Selanjutnya Raja Fakir Mahdi memutuskan untuk meninggalkan kerajaan bersama isterinya. Di perjalanan mereka selalu menemui celaka sehingga keduanya berpisah. Kemudian Raja Fakir Mahdi dan Putri Cinta Bakti masing-masing mengembara. Dalam pengembaraan Raja Fakir Mahdi beralih nama menjadi Bikam dan menikah dengan putri Raja Badarsyah yang bernama Putri Bungsu.
Selanjutnya Raja Fakir Mahdi berhasil bertemu dengan Putri Cinta Bakti yang menyamar dengan nama Jirak dan menjadi hamba sahaya Ganjit, istri Adipati Saudagar, atas pertolongan Tala Betala. Akhirnya Raja Fakir Mahdi dan Putri Cinta Bakti hidup bahagia dan kembali memerintah Negeri Ujan.
Dari hikayat ini dapat dikemukakan suatu episode cerita yang memiliki makna didaktis, yaitu Raja Fakir Mahdi dihadap oleh celaka dan bahagia.
Bermula pada suatu hari Raja Fakir Mahdi pun duduk di atas singgasana kesaktian di adap oleh Mangkubumi dan segala hulubalang menteri sekalian. Maka celaka dan bahagia pun datang ke hadapan Raja Fakir Mahdi katanya, “Hai Raja Besar, hukumlah kami berdua ini. Katakanlah oleh raja, baiklah atau tidakkah bahagian atau baiklah celakakah” (1991: 105).

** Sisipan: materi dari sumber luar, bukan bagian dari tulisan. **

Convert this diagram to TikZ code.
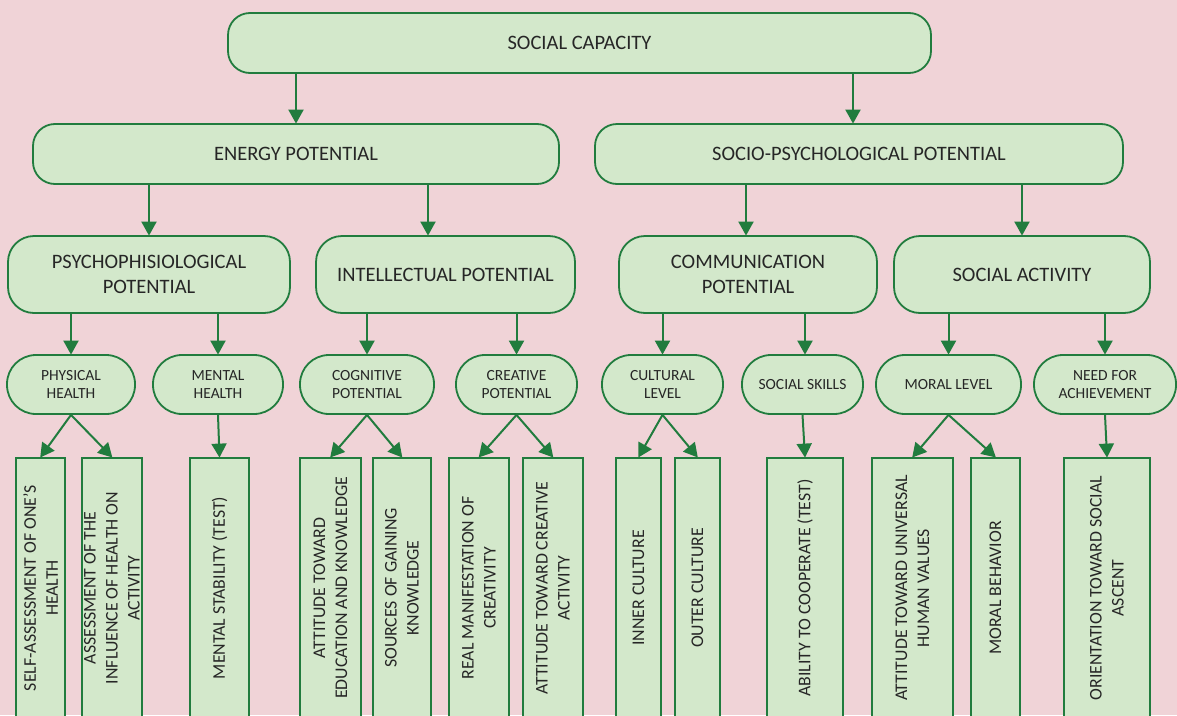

Sejenak Raja Fakir Mahdi termenung mendapat pertanyaan yang seperti itu, namun kemudian dengan tegas ia memilih dan memutuskan celaka sebagai pihak yang baik. Keputusan ini didasarkan pada pertimbangan bahwa ia akan mengalami celaka dan bahagia dalam hidupnya. Jika memilih bahagia, Raja Fakir Mahdi akan memperoleh kebahagiaan selama 12 tahun kemudian memperoleh celaka. Sebaliknya jika memilih celaka Raja Fakir Mahdi akan memperoleh celaka selama 12 tahun kemudian memperoleh kebahagiaan.
Tampak dalam hal ini bahwa Raja Fakir Mahdi sangat bijaksana dan penuh perhitungan. Ia berkeyakinan bahwa lebih baik celaka selagi muda dan baru mendapat kebahagiaan di hari tua kelak, daripada mendapat kebahagiaan di waktu muda, tetapi menderita di kemudian hari. Tersirat dalam hal ini bahwa keputusan yang seperti ini memang diperlukan bagi seorang raja besar. Sebagai pemimpin ia harus dapat mengayomi rakyatnya dan harus dapat berbuat bijak dan adil demi bahwannya. Dapat dibayangkan apa yang terjadi jika seorang pemimpin dalam memutuskan sesuatu tanpa dipikir masak-masak, apalagi keputusan yang bertalian dengan nasib seseorang. Dengan demikian dapat disimpulkan bahwa cerita pelipur lara seperti Hikayat Raja Fakir Mahdi, tidak sekedar berfungsi menghibur, tetapi juga mengandung pesan kehidupan yang dapat dipedomani oleh pembacanya.
Sumber:
Tim Koordinasi Siaran Direktorat Jenderal Kebudayaan. 1994. Khasanah Budaya Nusantara V. Jakarta: Departemen Pendidikan dan Kebudayaan.